A king's anger will embrace a duke or two. Even an ex-jailbird. Which, in the end, is probably all that Zarqawi was.

Robert Fisk

Anonymous said...

Hasn't Fisk's time in the Middle East been spent brown-nosing and being hosted lavishly by the dictators he has defended in the Western press; the dictators who oppress so brutally the people he claims to feel sorry for when the yanks and poms attack those countries and take out the dictators?

I am sure I read something by Mark Steyn about that, though he could have been writing about Fisk's fellow hypocrite, George Galloway.

Anonymous said...

Reason and rationality from the guest poster at my hero Greenwald's blog -- whose book debuted at no. 11 on the NYT best sellers list today.

Let me start by saying that I do not begrudge those who are celebrating al-Zarqawi's death the right to take solace in it. They believe that his death signals a victory in Iraq and/or against terrorism and that this will help achieve peace in Iraq. That is an admirable thing to be happy about. I hope they are correct.

As a matter of principle, I do not believe the act of killing another human is in itself ever something to be celebrated; I do not celebrate death. If the death of al-Zarqawi means that there will be less death and horror in Iraq as a result, then that is what we are to celebrate. Al-Zarqawi's death is but a means to that end and it is important to draw the distinction between his death and the consequences of that death, otherwise we dehumanize ourselves, we become desensitized to the act of killing, which should always be a solemn affair. "Battle not with monsters, lest ye become a monster" and what not.

I do not feel that celebrating is in order so long as death and mayhem in Iraq persists. I believe it calls for cautious optimism, but that there is nothing to celebrate until peace has been brought to the region.
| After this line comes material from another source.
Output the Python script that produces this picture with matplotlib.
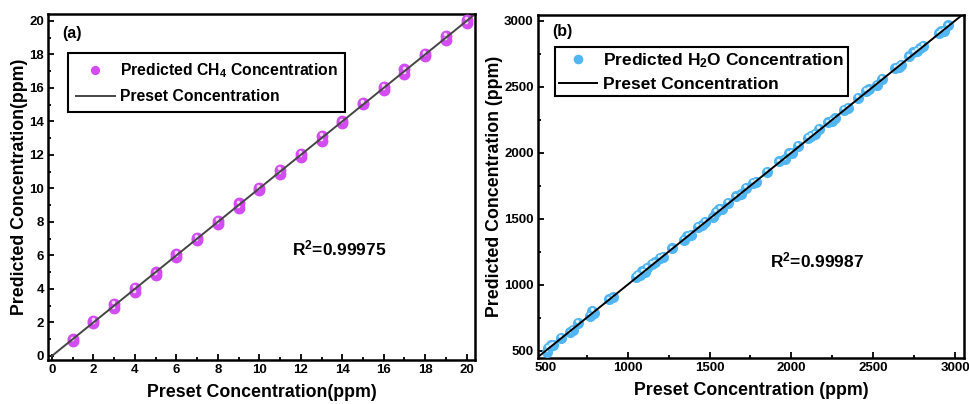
import matplotlib
matplotlib.use("Agg")
import matplotlib.pyplot as plt
import matplotlib.transforms as mtransforms
from matplotlib.ticker import MultipleLocator

plt.rcParams['font.family'] = ['Liberation Sans', 'DejaVu Sans']
plt.rcParams['font.weight'] = 'bold'
plt.rcParams['axes.labelweight'] = 'bold'
plt.rcParams['mathtext.fontset'] = 'custom'
plt.rcParams['mathtext.rm'] = 'Liberation Sans:bold'
plt.rcParams['mathtext.bf'] = 'Liberation Sans:bold'
plt.rcParams['mathtext.default'] = 'bf'

# (a) CH4: two repeated measurements at each preset level
ch4_preset = [1, 1, 2, 2, 3, 3, 4, 4, 5, 5, 6, 6, 7, 7, 8, 8, 9, 9, 10, 10,
              11, 11, 12, 12, 13, 13, 14, 14, 15, 15, 16, 16, 17, 17, 18, 18,
              19, 19, 20, 20]
ch4_pred = [1.0, 0.92, 2.1, 1.95, 3.1, 2.85, 4.05, 3.8, 5.0, 4.85, 6.1, 5.9,
            7.05, 6.9, 8.05, 7.9, 9.1, 8.85, 10.02, 9.92, 11.1, 10.85,
            12.08, 11.9, 13.15, 12.85, 14.0, 13.92, 15.1, 15.05, 16.08, 15.9,
            17.1, 16.85, 18.05, 17.92, 19.12, 18.85, 20.05, 19.85]

# (b) H2O
h2o_preset = [505, 515, 530, 545, 590, 645, 665, 695, 770, 785, 795, 885, 910,
              1050, 1062, 1075, 1090, 1105, 1120, 1150, 1165, 1195, 1215, 1270,
              1345, 1365, 1385, 1430, 1455, 1470, 1520, 1540, 1560, 1575, 1610,
              1660, 1690, 1720, 1765, 1785, 1850, 1925, 1960, 1985, 2005, 2040,
              2100, 2120, 2145, 2170, 2225, 2245, 2265, 2320, 2345, 2405, 2455,
              2475, 2520, 2555, 2635, 2655, 2670, 2720, 2745, 2765, 2785, 2805,
              2900, 2915, 2930, 2955]
h2o_pred = [490, 520, 540, 545, 595, 640, 660, 710, 765, 800, 785, 890, 905,
            1060, 1075, 1070, 1100, 1095, 1130, 1160, 1170, 1205, 1210, 1275,
            1340, 1370, 1380, 1440, 1450, 1475, 1510, 1550, 1575, 1570, 1620,
            1670, 1685, 1735, 1770, 1780, 1855, 1935, 1950, 1995, 2000, 2050,
            2110, 2125, 2140, 2180, 2230, 2240, 2260, 2325, 2340, 2415, 2470,
            2480, 2515, 2560, 2640, 2650, 2665, 2730, 2760, 2770, 2790, 2810,
            2905, 2920, 2925, 2965]

fig = plt.figure(figsize=(9.69, 4.04), dpi=100)
ax1 = fig.add_axes([0.0495, 0.109, 0.4405, 0.856])
ax2 = fig.add_axes([0.555, 0.114, 0.440, 0.849])


def sphere(ax, x, y, color, hl, size, label):
    ax.plot(x, y, 'o', ls='none', ms=size, color=color, mec=color, label=label, zorder=3)
    off = mtransforms.offset_copy(ax.transData, fig=fig, x=-0.6, y=1.2, units='points')
    ax.plot(x, y, 'o', ls='none', ms=size * 0.35, color=hl, mec='none',
            transform=off, zorder=4)


def style(ax):
    for s in ax.spines.values():
        s.set_linewidth(1.8)
    ax.tick_params(which='both', direction='in', width=1.3, labelsize=9.5,
                   top=False, right=False)
    ax.tick_params(which='major', length=4, pad=3)
    ax.tick_params(which='minor', length=2)
    for t in ax.get_xticklabels() + ax.get_yticklabels():
        t.set_fontweight('bold')


# panel (a)
sphere(ax1, ch4_preset, ch4_pred, '#d24cf2', '#f4d2fb', 7.5,
       'Predicted CH$_4$ Concentration')
ax1.plot([0, 20.3], [0, 20.3], color='#454545', lw=1.4, label='Preset Concentration',
         zorder=5)
ax1.set_xlim(-0.19, 20.39)
ax1.set_ylim(-0.24, 20.4)
ax1.xaxis.set_major_locator(MultipleLocator(2))
ax1.xaxis.set_minor_locator(MultipleLocator(1))
ax1.yaxis.set_major_locator(MultipleLocator(2))
ax1.yaxis.set_minor_locator(MultipleLocator(1))
style(ax1)
ax1.set_xlabel('Preset Concentration(ppm)', fontsize=12.8, fontweight='bold', labelpad=6)
ax1.set_ylabel('Predicted Concentration(ppm)', fontsize=12.8, fontweight='bold', labelpad=1)
ax1.text(0.48, 19.26, '(a)', fontsize=11.5, fontweight='bold', va='center')
ax1.text(11.57, 6.44, 'R$^2$=0.99975', fontsize=12.5, fontweight='bold', va='center')
leg = ax1.legend(loc='upper left', bbox_to_anchor=(0.047, 0.887),
                 prop={'size': 11.3, 'weight': 'bold'}, markerscale=0.75,
                 frameon=True, fancybox=False, edgecolor='black', framealpha=1,
                 handlelength=2.5, handletextpad=0.3, borderpad=0.5,
                 labelspacing=0.6, borderaxespad=0)
leg.get_frame().set_linewidth(1.5)

# panel (b)
sphere(ax2, h2o_preset, h2o_pred, '#52b6f3', '#d8f0ff', 7,
       'Predicted H$_2$O Concentration')
ax2.plot([451, 3055], [451, 3055], color='black', lw=1.4, label='Preset Concentration',
         zorder=5)
ax2.set_xlim(451, 3055)
ax2.set_ylim(445, 3043)
ax2.xaxis.set_major_locator(MultipleLocator(500))
ax2.xaxis.set_minor_locator(MultipleLocator(250))
ax2.yaxis.set_major_locator(MultipleLocator(500))
ax2.yaxis.set_minor_locator(MultipleLocator(250))
style(ax2)
ax2.set_xlabel('Preset Concentration (ppm)', fontsize=12.8, fontweight='bold', labelpad=6)
ax2.set_ylabel('Predicted Concentration (ppm)', fontsize=12.8, fontweight='bold', labelpad=1)
ax2.text(537, 2914, '(b)', fontsize=11.5, fontweight='bold', va='center')
ax2.text(1869, 1180, 'R$^2$=0.99987', fontsize=12.5, fontweight='bold', va='center')
leg = ax2.legend(loc='upper left', bbox_to_anchor=(0.04, 0.907),
                 prop={'size': 12.5, 'weight': 'bold'}, markerscale=0.85,
                 frameon=True, fancybox=False, edgecolor='black', framealpha=1,
                 handlelength=2.2, handletextpad=0.3, borderpad=0.25,
                 labelspacing=0.4, borderaxespad=0)
leg.get_frame().set_linewidth(1.5)

fig.savefig('out.png', dpi=100)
And even then it will be a time for reflection upon the cost upon which that peace was bought.

Anonymous said...

Anonymous said...

"Hey fellafellafullashita, you have no fucking idea.You brainwashed fool who believes every word as gospel that comes from official US press releases to their heavily censored pro-Isreal and US mainstream media outlets."

Hey, anonymous, I think that you are the one who has no fucking idea. Here is my question? If you think that I am brainwashed, where then that you get your ideas or facts from ? Aha! Don't tell me that it is the same internet Google and the same print media that you get access to as I do. Well , if you know something that it is not available by Google or the daily available media, then you must be an intelligence officer of some government that you only know things that I don't get access to. So, how come that you don't grasp reality. The only hoo ha now aired and loud mouth of the ilk of Fisk & Locke, is because of certain people in Irag who fucked up the opportunity given to them. Put it this way. If there was no insurgency, as perhaps everyone in Irag would say, lets take this opportunity given to us by the good samaritans (Bush & Blair) and start building our own future. If the country is at peace and the reconstructions proceed smoothly , the formations of legal institutions proceed smoothly, then there will be no hoo ha and demand for the interview of the newsmedia of the likes of Fisk & Locke. Their services are not needed since everything goes smoothly. They only get to be interviewed by TV3 John Cambell because there is insurgency. If insurgency never materialised, then Fisk & Locke would have been disappeared from the media.

Now anonymous, if you don't get that, then suggest that you should enrol in a course in Logics 101, then you perhaps finally realised that you have been brainwashed by the likes of Fisk & Locke.